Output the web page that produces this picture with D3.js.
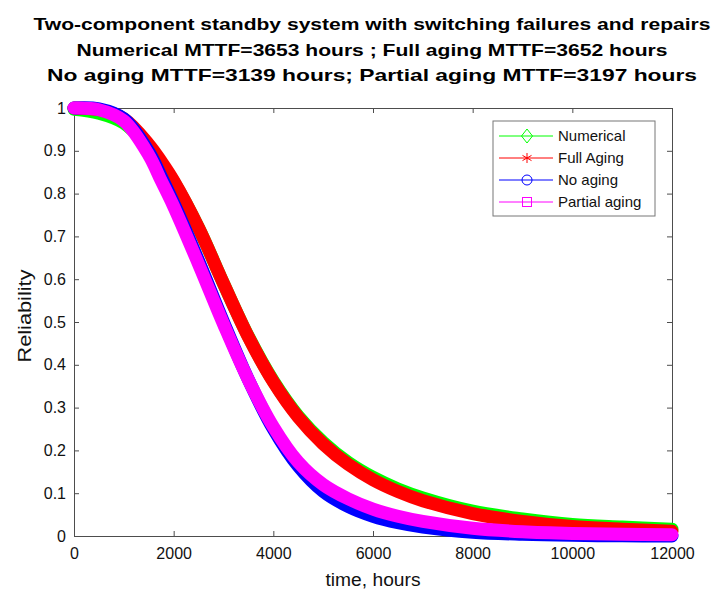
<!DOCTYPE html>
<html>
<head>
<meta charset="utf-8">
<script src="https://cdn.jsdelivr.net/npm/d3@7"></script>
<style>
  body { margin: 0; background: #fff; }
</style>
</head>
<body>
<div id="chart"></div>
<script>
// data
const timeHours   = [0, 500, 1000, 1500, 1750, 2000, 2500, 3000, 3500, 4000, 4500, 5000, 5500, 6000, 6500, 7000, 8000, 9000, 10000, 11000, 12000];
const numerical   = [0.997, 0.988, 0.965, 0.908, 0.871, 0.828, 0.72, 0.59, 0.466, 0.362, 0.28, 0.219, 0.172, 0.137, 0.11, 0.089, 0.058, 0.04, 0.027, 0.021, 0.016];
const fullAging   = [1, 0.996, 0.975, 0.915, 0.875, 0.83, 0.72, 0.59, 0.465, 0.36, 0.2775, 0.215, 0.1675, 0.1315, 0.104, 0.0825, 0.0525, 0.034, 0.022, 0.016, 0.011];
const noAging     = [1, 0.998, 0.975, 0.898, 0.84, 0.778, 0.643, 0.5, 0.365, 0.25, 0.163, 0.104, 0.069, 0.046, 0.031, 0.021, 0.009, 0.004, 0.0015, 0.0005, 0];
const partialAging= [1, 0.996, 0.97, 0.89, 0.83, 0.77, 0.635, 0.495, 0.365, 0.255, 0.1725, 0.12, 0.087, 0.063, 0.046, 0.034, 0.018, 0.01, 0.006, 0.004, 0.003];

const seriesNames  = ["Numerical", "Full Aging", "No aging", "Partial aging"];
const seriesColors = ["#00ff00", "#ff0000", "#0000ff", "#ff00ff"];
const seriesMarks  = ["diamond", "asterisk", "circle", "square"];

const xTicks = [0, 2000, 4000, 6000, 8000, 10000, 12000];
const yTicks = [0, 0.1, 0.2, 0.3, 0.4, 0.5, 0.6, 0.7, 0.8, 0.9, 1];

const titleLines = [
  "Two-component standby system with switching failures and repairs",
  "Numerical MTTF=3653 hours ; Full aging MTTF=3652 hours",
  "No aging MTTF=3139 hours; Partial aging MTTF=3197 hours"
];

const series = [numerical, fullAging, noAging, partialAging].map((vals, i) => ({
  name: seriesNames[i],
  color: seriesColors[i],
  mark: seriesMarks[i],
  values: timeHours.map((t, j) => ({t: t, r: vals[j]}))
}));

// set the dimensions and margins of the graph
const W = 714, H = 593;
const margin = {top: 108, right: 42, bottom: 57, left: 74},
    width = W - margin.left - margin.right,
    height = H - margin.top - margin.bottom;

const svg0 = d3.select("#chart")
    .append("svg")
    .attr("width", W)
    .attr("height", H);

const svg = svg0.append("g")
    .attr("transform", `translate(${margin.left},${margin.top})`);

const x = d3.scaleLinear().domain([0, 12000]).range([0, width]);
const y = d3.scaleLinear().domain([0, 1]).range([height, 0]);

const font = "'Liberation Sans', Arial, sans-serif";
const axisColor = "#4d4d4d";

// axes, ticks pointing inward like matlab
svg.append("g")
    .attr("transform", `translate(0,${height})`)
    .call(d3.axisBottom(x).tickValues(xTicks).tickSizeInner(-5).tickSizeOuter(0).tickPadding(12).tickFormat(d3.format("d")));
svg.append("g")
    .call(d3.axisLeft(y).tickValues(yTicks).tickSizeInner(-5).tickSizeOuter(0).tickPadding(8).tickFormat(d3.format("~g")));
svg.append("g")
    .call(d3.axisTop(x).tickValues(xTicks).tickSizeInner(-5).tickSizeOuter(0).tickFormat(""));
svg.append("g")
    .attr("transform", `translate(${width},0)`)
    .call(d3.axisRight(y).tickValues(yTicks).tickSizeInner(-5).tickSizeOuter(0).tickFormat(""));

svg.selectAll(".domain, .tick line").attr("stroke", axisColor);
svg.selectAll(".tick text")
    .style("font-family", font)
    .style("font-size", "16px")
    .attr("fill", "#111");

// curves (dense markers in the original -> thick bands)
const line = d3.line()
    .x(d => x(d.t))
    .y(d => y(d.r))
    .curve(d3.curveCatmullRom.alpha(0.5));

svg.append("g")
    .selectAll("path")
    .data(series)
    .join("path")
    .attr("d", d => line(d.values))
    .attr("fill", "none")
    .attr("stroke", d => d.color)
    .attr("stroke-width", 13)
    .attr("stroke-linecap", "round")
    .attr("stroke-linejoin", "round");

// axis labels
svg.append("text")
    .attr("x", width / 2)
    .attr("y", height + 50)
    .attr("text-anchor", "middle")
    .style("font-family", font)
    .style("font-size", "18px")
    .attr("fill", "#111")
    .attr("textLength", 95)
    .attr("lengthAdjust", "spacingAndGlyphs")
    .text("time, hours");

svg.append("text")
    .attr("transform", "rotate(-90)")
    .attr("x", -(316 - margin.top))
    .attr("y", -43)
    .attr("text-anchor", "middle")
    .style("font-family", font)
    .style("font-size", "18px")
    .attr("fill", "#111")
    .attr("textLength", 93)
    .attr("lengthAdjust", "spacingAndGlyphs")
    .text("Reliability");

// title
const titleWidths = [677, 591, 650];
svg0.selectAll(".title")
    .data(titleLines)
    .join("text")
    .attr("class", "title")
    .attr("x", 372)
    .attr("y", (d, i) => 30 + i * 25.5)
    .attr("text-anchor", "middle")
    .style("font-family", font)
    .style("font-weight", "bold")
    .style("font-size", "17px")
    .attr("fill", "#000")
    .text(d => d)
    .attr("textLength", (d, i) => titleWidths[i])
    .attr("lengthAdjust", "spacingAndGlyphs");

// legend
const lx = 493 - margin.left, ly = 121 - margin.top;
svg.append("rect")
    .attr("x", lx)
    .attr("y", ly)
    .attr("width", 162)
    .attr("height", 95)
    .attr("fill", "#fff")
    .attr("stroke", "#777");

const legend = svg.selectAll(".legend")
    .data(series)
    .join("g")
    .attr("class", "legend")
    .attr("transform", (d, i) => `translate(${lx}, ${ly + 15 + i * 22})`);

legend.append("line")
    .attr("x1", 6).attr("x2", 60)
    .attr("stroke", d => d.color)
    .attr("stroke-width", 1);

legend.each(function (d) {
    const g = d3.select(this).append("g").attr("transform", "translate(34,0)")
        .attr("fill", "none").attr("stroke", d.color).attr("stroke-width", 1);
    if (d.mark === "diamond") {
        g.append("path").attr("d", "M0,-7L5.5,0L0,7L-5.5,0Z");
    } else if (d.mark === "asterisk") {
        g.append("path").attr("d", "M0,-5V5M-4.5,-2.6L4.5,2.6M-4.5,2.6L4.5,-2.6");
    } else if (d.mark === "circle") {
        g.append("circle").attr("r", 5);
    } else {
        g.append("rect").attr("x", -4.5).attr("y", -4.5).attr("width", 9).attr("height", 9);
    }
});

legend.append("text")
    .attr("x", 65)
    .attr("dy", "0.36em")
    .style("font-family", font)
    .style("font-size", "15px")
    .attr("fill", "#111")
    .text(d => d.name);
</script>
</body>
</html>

-.-.-

Problem statement
Print out the material word for word, omitting the pictures.

Answer to the task
Output the web page that produces this picture with D3.js.
<!DOCTYPE html>
<html>
<head>
<meta charset="utf-8">
<script src="https://cdn.jsdelivr.net/npm/d3@7"></script>
<style>
  body { margin: 0; background: #fff; }
</style>
</head>
<body>
<div id="chart"></div>
<script>
// data
const timeHours   = [0, 500, 1000, 1500, 1750, 2000, 2500, 3000, 3500, 4000, 4500, 5000, 5500, 6000, 6500, 7000, 8000, 9000, 10000, 11000, 12000];
const numerical   = [0.997, 0.988, 0.965, 0.908, 0.871, 0.828, 0.72, 0.59, 0.466, 0.362, 0.28, 0.219, 0.172, 0.137, 0.11, 0.089, 0.058, 0.04, 0.027, 0.021, 0.016];
const fullAging   = [1, 0.996, 0.975, 0.915, 0.875, 0.83, 0.72, 0.59, 0.465, 0.36, 0.2775, 0.215, 0.1675, 0.1315, 0.104, 0.0825, 0.0525, 0.034, 0.022, 0.016, 0.011];
const noAging     = [1, 0.998, 0.975, 0.898, 0.84, 0.778, 0.643, 0.5, 0.365, 0.25, 0.163, 0.104, 0.069, 0.046, 0.031, 0.021, 0.009, 0.004, 0.0015, 0.0005, 0];
const partialAging= [1, 0.996, 0.97, 0.89, 0.83, 0.77, 0.635, 0.495, 0.365, 0.255, 0.1725, 0.12, 0.087, 0.063, 0.046, 0.034, 0.018, 0.01, 0.006, 0.004, 0.003];

const seriesNames  = ["Numerical", "Full Aging", "No aging", "Partial aging"];
const seriesColors = ["#00ff00", "#ff0000", "#0000ff", "#ff00ff"];
const seriesMarks  = ["diamond", "asterisk", "circle", "square"];

const xTicks = [0, 2000, 4000, 6000, 8000, 10000, 12000];
const yTicks = [0, 0.1, 0.2, 0.3, 0.4, 0.5, 0.6, 0.7, 0.8, 0.9, 1];

const titleLines = [
  "Two-component standby system with switching failures and repairs",
  "Numerical MTTF=3653 hours ; Full aging MTTF=3652 hours",
  "No aging MTTF=3139 hours; Partial aging MTTF=3197 hours"
];

const series = [numerical, fullAging, noAging, partialAging].map((vals, i) => ({
  name: seriesNames[i],
  color: seriesColors[i],
  mark: seriesMarks[i],
  values: timeHours.map((t, j) => ({t: t, r: vals[j]}))
}));

// set the dimensions and margins of the graph
const W = 714, H = 593;
const margin = {top: 108, right: 42, bottom: 57, left: 74},
    width = W - margin.left - margin.right,
    height = H - margin.top - margin.bottom;

const svg0 = d3.select("#chart")
    .append("svg")
    .attr("width", W)
    .attr("height", H);

const svg = svg0.append("g")
    .attr("transform", `translate(${margin.left},${margin.top})`);

const x = d3.scaleLinear().domain([0, 12000]).range([0, width]);
const y = d3.scaleLinear().domain([0, 1]).range([height, 0]);

const font = "'Liberation Sans', Arial, sans-serif";
const axisColor = "#4d4d4d";

// axes, ticks pointing inward like matlab
svg.append("g")
    .attr("transform", `translate(0,${height})`)
    .call(d3.axisBottom(x).tickValues(xTicks).tickSizeInner(-5).tickSizeOuter(0).tickPadding(12).tickFormat(d3.format("d")));
svg.append("g")
    .call(d3.axisLeft(y).tickValues(yTicks).tickSizeInner(-5).tickSizeOuter(0).tickPadding(8).tickFormat(d3.format("~g")));
svg.append("g")
    .call(d3.axisTop(x).tickValues(xTicks).tickSizeInner(-5).tickSizeOuter(0).tickFormat(""));
svg.append("g")
    .attr("transform", `translate(${width},0)`)
    .call(d3.axisRight(y).tickValues(yTicks).tickSizeInner(-5).tickSizeOuter(0).tickFormat(""));

svg.selectAll(".domain, .tick line").attr("stroke", axisColor);
svg.selectAll(".tick text")
    .style("font-family", font)
    .style("font-size", "16px")
    .attr("fill", "#111");

// curves (dense markers in the original -> thick bands)
const line = d3.line()
    .x(d => x(d.t))
    .y(d => y(d.r))
    .curve(d3.curveCatmullRom.alpha(0.5));

svg.append("g")
    .selectAll("path")
    .data(series)
    .join("path")
    .attr("d", d => line(d.values))
    .attr("fill", "none")
    .attr("stroke", d => d.color)
    .attr("stroke-width", 13)
    .attr("stroke-linecap", "round")
    .attr("stroke-linejoin", "round");

// axis labels
svg.append("text")
    .attr("x", width / 2)
    .attr("y", height + 50)
    .attr("text-anchor", "middle")
    .style("font-family", font)
    .style("font-size", "18px")
    .attr("fill", "#111")
    .attr("textLength", 95)
    .attr("lengthAdjust", "spacingAndGlyphs")
    .text("time, hours");

svg.append("text")
    .attr("transform", "rotate(-90)")
    .attr("x", -(316 - margin.top))
    .attr("y", -43)
    .attr("text-anchor", "middle")
    .style("font-family", font)
    .style("font-size", "18px")
    .attr("fill", "#111")
    .attr("textLength", 93)
    .attr("lengthAdjust", "spacingAndGlyphs")
    .text("Reliability");

// title
const titleWidths = [677, 591, 650];
svg0.selectAll(".title")
    .data(titleLines)
    .join("text")
    .attr("class", "title")
    .attr("x", 372)
    .attr("y", (d, i) => 30 + i * 25.5)
    .attr("text-anchor", "middle")
    .style("font-family", font)
    .style("font-weight", "bold")
    .style("font-size", "17px")
    .attr("fill", "#000")
    .text(d => d)
    .attr("textLength", (d, i) => titleWidths[i])
    .attr("lengthAdjust", "spacingAndGlyphs");

// legend
const lx = 493 - margin.left, ly = 121 - margin.top;
svg.append("rect")
    .attr("x", lx)
    .attr("y", ly)
    .attr("width", 162)
    .attr("height", 95)
    .attr("fill", "#fff")
    .attr("stroke", "#777");

const legend = svg.selectAll(".legend")
    .data(series)
    .join("g")
    .attr("class", "legend")
    .attr("transform", (d, i) => `translate(${lx}, ${ly + 15 + i * 22})`);

legend.append("line")
    .attr("x1", 6).attr("x2", 60)
    .attr("stroke", d => d.color)
    .attr("stroke-width", 1);

legend.each(function (d) {
    const g = d3.select(this).append("g").attr("transform", "translate(34,0)")
        .attr("fill", "none").attr("stroke", d.color).attr("stroke-width", 1);
    if (d.mark === "diamond") {
        g.append("path").attr("d", "M0,-7L5.5,0L0,7L-5.5,0Z");
    } else if (d.mark === "asterisk") {
        g.append("path").attr("d", "M0,-5V5M-4.5,-2.6L4.5,2.6M-4.5,2.6L4.5,-2.6");
    } else if (d.mark === "circle") {
        g.append("circle").attr("r", 5);
    } else {
        g.append("rect").attr("x", -4.5).attr("y", -4.5).attr("width", 9).attr("height", 9);
    }
});

legend.append("text")
    .attr("x", 65)
    .attr("dy", "0.36em")
    .style("font-family", font)
    .style("font-size", "15px")
    .attr("fill", "#111")
    .text(d => d.name);
</script>
</body>
</html>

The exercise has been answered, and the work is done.